Word for word, set down the records and skip each picture.

[Plotting code records]
☆ ☆ ☆ ☆ ☆
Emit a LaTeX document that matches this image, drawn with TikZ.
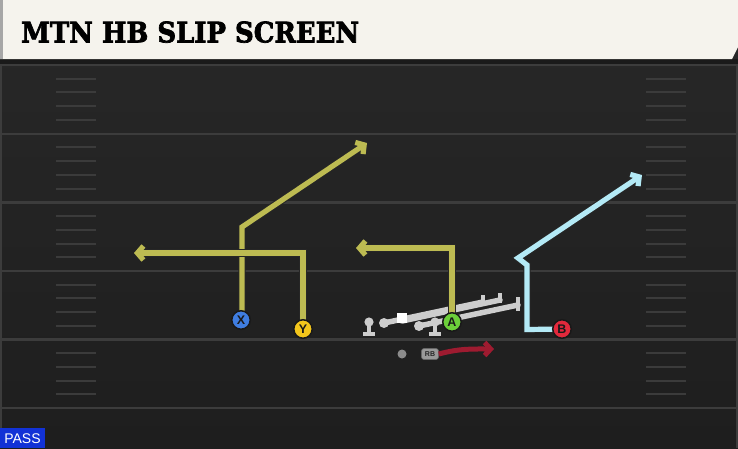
\documentclass[tikz,border=0pt]{standalone}
\usepackage{fontspec}
\setmainfont{Liberation Sans}
\newfontfamily\titlefont{DejaVu Serif}[UprightFont={* Bold}, FakeBold=2.5]
\usetikzlibrary{arrows.meta}
\definecolor{bgtop}{HTML}{282828}
\definecolor{bgbot}{HTML}{1E1E1E}
\definecolor{fieldline}{HTML}{3C3C3C}
\definecolor{hashc}{HTML}{3B3B3B}
\definecolor{cream}{HTML}{F5F3ED}
\definecolor{shadowc}{HTML}{1A1A1A}
\definecolor{olive}{HTML}{BDBB52}
\definecolor{skyc}{HTML}{B4EAF6}
\definecolor{rbred}{HTML}{9E1B30}
\definecolor{xblue}{HTML}{3F7DE0}
\definecolor{yyellow}{HTML}{F3C61C}
\definecolor{agreen}{HTML}{6CCF3A}
\definecolor{bred}{HTML}{E2293C}
\definecolor{linegray}{HTML}{CDCDCD}
\definecolor{passblue}{HTML}{1232D6}
\tikzset{
  yardline/.style={draw=fieldline, line width=2.2pt},
  hashmark/.style={draw=hashc, line width=2pt},
  player/.style={circle, draw=black!90, line width=1.5pt, minimum size=18.5pt, inner sep=0pt,
                 font=\bfseries\fontsize{12.5}{12.5}\selectfont, text=black!90},
  route/.style={line width=5.2pt, draw=#1, line join=miter,
                -{Straight Barb[length=6pt,width=14pt]},
                preaction={draw=black!85, line width=7.4pt}},
  blockline/.style={draw=linegray, line width=5.5pt, line cap=round},
  lmstem/.style={draw=linegray, line width=4.2pt},
}
\begin{document}
\begin{tikzpicture}[x=1pt,y=-1pt]
\useasboundingbox (0,0) rectangle (738,448);
% background
\shade[top color=bgtop, bottom color=bgbot] (0,0) rectangle (738,448);
% side lines
\draw[draw=fieldline, line width=2.2pt] (1,59) -- (1,448);
\draw[draw=fieldline, line width=2.2pt] (737,59) -- (737,448);
% yard lines
\foreach \yy in {65,133.7,202.4,271,339.5,408}
  \draw[yardline] (2,\yy) -- (736,\yy);
% hash marks
\foreach \base in {65,133.7,202.4,271,339.5}
  \foreach \k in {1,2,3,4} {
    \draw[hashmark] (56,\base+\k*13.7) -- (96,\base+\k*13.7);
    \draw[hashmark] (646,\base+\k*13.7) -- (686,\base+\k*13.7);
  }
% header
\fill[shadowc] (0,59) rectangle (738,64);
\fill[cream] (0,0) -- (738,0) -- (738,47) -- (732,59) -- (0,59) -- cycle;
\fill[black!35] (0,0) rectangle (2.5,59);
\node[anchor=south west, inner sep=0pt] (title) at (21,43)
  {\resizebox{338pt}{21pt}{\titlefont MTN HB SLIP SCREEN}};
% PASS tag
\fill[passblue] (0,428) rectangle (45,448);
\node[anchor=center, inner sep=0pt, text=white, font=\fontsize{14}{14}\selectfont] (pass) at (22.5,438.5) {PASS};

% offensive line / blocking
\coordinate (b1s) at (384,323);
\coordinate (b1e) at (483,302);
\coordinate (b2s) at (402,321);
\coordinate (b2e) at (500,300);
\coordinate (b3s) at (419,326);
\coordinate (b3e) at (518,305);
\draw[blockline] (b1s) -- (b1e);
\draw[blockline] (b2s) -- (b2e);
\draw[blockline] (b3s) -- (b3e);
\draw[lmstem] (483,295) -- (483,305);
\draw[lmstem] (500,293) -- (500,303);
\draw[lmstem] (518,297) -- (518,311);
\fill[linegray] (b1s) circle (5);
\fill[linegray] (b3s) circle (5);
\fill[white] (397,313) rectangle (407,323);
% pass-block linemen (T shapes)
\foreach \lx in {369,435} {
  \fill[linegray] (\lx,322) circle (4.6);
  \draw[lmstem] (\lx,322) -- (\lx,333);
  \draw[lmstem] (\lx-6,334) -- (\lx+6,334);
}

% QB and RB
\node[circle, fill=black!45, minimum size=9pt, inner sep=0pt] (QB) at (402,354) {};
\node[rounded corners=2.5pt, fill=black!40, draw=black!60, line width=0.6pt, minimum width=17pt, minimum height=11pt,
      inner sep=0pt, font=\bfseries\fontsize{7}{7}\selectfont, text=black!85] (RB) at (430,354) {RB};

% route waypoints
\coordinate (xc) at (242,227);
\coordinate (xt) at (367,143);
\coordinate (yc) at (303,253);
\coordinate (yt) at (134,253);
\coordinate (ac) at (452,248);
\coordinate (at2) at (356,248);
\coordinate (bc1) at (527,329.5);
\coordinate (bc2) at (527,265);
\coordinate (bc3) at (518,258);
\coordinate (bt) at (642,175);
\coordinate (rbt) at (494,349);

\path (241,320) coordinate (Xp) (303,329) coordinate (Yp) (452,322) coordinate (Ap) (562,329) coordinate (Bp);

% routes
\draw[route=olive] (Xp -| xc) -- (xc) -- (xt);
\draw[route=olive] (Yp) -- (yc) -- (yt);
\draw[route=olive] (Ap) -- (ac) -- (at2);
\draw[route=skyc] (Bp) -- (bc1) -- (bc2) -- (bc3) -- (bt);
\draw[draw=rbred, line width=5pt, -{Straight Barb[length=6pt,width=13pt]}] (RB.east) to[out=15, in=180] (rbt);

% player circles on top
\node[player, fill=xblue] (X) at (Xp) {X};
\node[player, fill=yyellow] (Y) at (Yp) {Y};
\node[player, fill=agreen] (A) at (Ap) {A};
\node[player, fill=bred] (B) at (Bp) {B};
\end{tikzpicture}
\end{document}
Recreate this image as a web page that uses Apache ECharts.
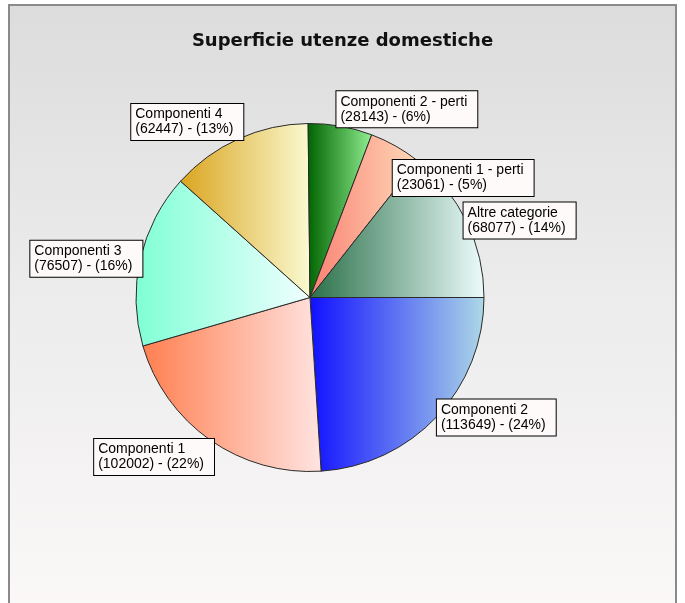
☆ ☆ ☆ ☆ ☆
COMPLETED TASK:
Emit a LaTeX document that matches this image, drawn with TikZ.
\documentclass[tikz,border=0pt]{standalone}
\usepackage{fontspec}
\setmainfont{Liberation Sans}
\newfontfamily\titlefont{DejaVu Serif}[UprightFont={* Bold}, FakeBold=2.5]
\usetikzlibrary{arrows.meta}
\definecolor{bgtop}{HTML}{282828}
\definecolor{bgbot}{HTML}{1E1E1E}
\definecolor{fieldline}{HTML}{3C3C3C}
\definecolor{hashc}{HTML}{3B3B3B}
\definecolor{cream}{HTML}{F5F3ED}
\definecolor{shadowc}{HTML}{1A1A1A}
\definecolor{olive}{HTML}{BDBB52}
\definecolor{skyc}{HTML}{B4EAF6}
\definecolor{rbred}{HTML}{9E1B30}
\definecolor{xblue}{HTML}{3F7DE0}
\definecolor{yyellow}{HTML}{F3C61C}
\definecolor{agreen}{HTML}{6CCF3A}
\definecolor{bred}{HTML}{E2293C}
\definecolor{linegray}{HTML}{CDCDCD}
\definecolor{passblue}{HTML}{1232D6}
\tikzset{
  yardline/.style={draw=fieldline, line width=2.2pt},
  hashmark/.style={draw=hashc, line width=2pt},
  player/.style={circle, draw=black!90, line width=1.5pt, minimum size=18.5pt, inner sep=0pt,
                 font=\bfseries\fontsize{12.5}{12.5}\selectfont, text=black!90},
  route/.style={line width=5.2pt, draw=#1, line join=miter,
                -{Straight Barb[length=6pt,width=14pt]},
                preaction={draw=black!85, line width=7.4pt}},
  blockline/.style={draw=linegray, line width=5.5pt, line cap=round},
  lmstem/.style={draw=linegray, line width=4.2pt},
}
\begin{document}
\begin{tikzpicture}[x=1pt,y=-1pt]
\useasboundingbox (0,0) rectangle (738,448);
% background
\shade[top color=bgtop, bottom color=bgbot] (0,0) rectangle (738,448);
% side lines
\draw[draw=fieldline, line width=2.2pt] (1,59) -- (1,448);
\draw[draw=fieldline, line width=2.2pt] (737,59) -- (737,448);
% yard lines
\foreach \yy in {65,133.7,202.4,271,339.5,408}
  \draw[yardline] (2,\yy) -- (736,\yy);
% hash marks
\foreach \base in {65,133.7,202.4,271,339.5}
  \foreach \k in {1,2,3,4} {
    \draw[hashmark] (56,\base+\k*13.7) -- (96,\base+\k*13.7);
    \draw[hashmark] (646,\base+\k*13.7) -- (686,\base+\k*13.7);
  }
% header
\fill[shadowc] (0,59) rectangle (738,64);
\fill[cream] (0,0) -- (738,0) -- (738,47) -- (732,59) -- (0,59) -- cycle;
\fill[black!35] (0,0) rectangle (2.5,59);
\node[anchor=south west, inner sep=0pt] (title) at (21,43)
  {\resizebox{338pt}{21pt}{\titlefont MTN HB SLIP SCREEN}};
% PASS tag
\fill[passblue] (0,428) rectangle (45,448);
\node[anchor=center, inner sep=0pt, text=white, font=\fontsize{14}{14}\selectfont] (pass) at (22.5,438.5) {PASS};

% offensive line / blocking
\coordinate (b1s) at (384,323);
\coordinate (b1e) at (483,302);
\coordinate (b2s) at (402,321);
\coordinate (b2e) at (500,300);
\coordinate (b3s) at (419,326);
\coordinate (b3e) at (518,305);
\draw[blockline] (b1s) -- (b1e);
\draw[blockline] (b2s) -- (b2e);
\draw[blockline] (b3s) -- (b3e);
\draw[lmstem] (483,295) -- (483,305);
\draw[lmstem] (500,293) -- (500,303);
\draw[lmstem] (518,297) -- (518,311);
\fill[linegray] (b1s) circle (5);
\fill[linegray] (b3s) circle (5);
\fill[white] (397,313) rectangle (407,323);
% pass-block linemen (T shapes)
\foreach \lx in {369,435} {
  \fill[linegray] (\lx,322) circle (4.6);
  \draw[lmstem] (\lx,322) -- (\lx,333);
  \draw[lmstem] (\lx-6,334) -- (\lx+6,334);
}

% QB and RB
\node[circle, fill=black!45, minimum size=9pt, inner sep=0pt] (QB) at (402,354) {};
\node[rounded corners=2.5pt, fill=black!40, draw=black!60, line width=0.6pt, minimum width=17pt, minimum height=11pt,
      inner sep=0pt, font=\bfseries\fontsize{7}{7}\selectfont, text=black!85] (RB) at (430,354) {RB};

% route waypoints
\coordinate (xc) at (242,227);
\coordinate (xt) at (367,143);
\coordinate (yc) at (303,253);
\coordinate (yt) at (134,253);
\coordinate (ac) at (452,248);
\coordinate (at2) at (356,248);
\coordinate (bc1) at (527,329.5);
\coordinate (bc2) at (527,265);
\coordinate (bc3) at (518,258);
\coordinate (bt) at (642,175);
\coordinate (rbt) at (494,349);

\path (241,320) coordinate (Xp) (303,329) coordinate (Yp) (452,322) coordinate (Ap) (562,329) coordinate (Bp);

% routes
\draw[route=olive] (Xp -| xc) -- (xc) -- (xt);
\draw[route=olive] (Yp) -- (yc) -- (yt);
\draw[route=olive] (Ap) -- (ac) -- (at2);
\draw[route=skyc] (Bp) -- (bc1) -- (bc2) -- (bc3) -- (bt);
\draw[draw=rbred, line width=5pt, -{Straight Barb[length=6pt,width=13pt]}] (RB.east) to[out=15, in=180] (rbt);

% player circles on top
\node[player, fill=xblue] (X) at (Xp) {X};
\node[player, fill=yyellow] (Y) at (Yp) {Y};
\node[player, fill=agreen] (A) at (Ap) {A};
\node[player, fill=bred] (B) at (Bp) {B};
\end{tikzpicture}
\end{document}
Recreate this image as a web page that uses Apache ECharts.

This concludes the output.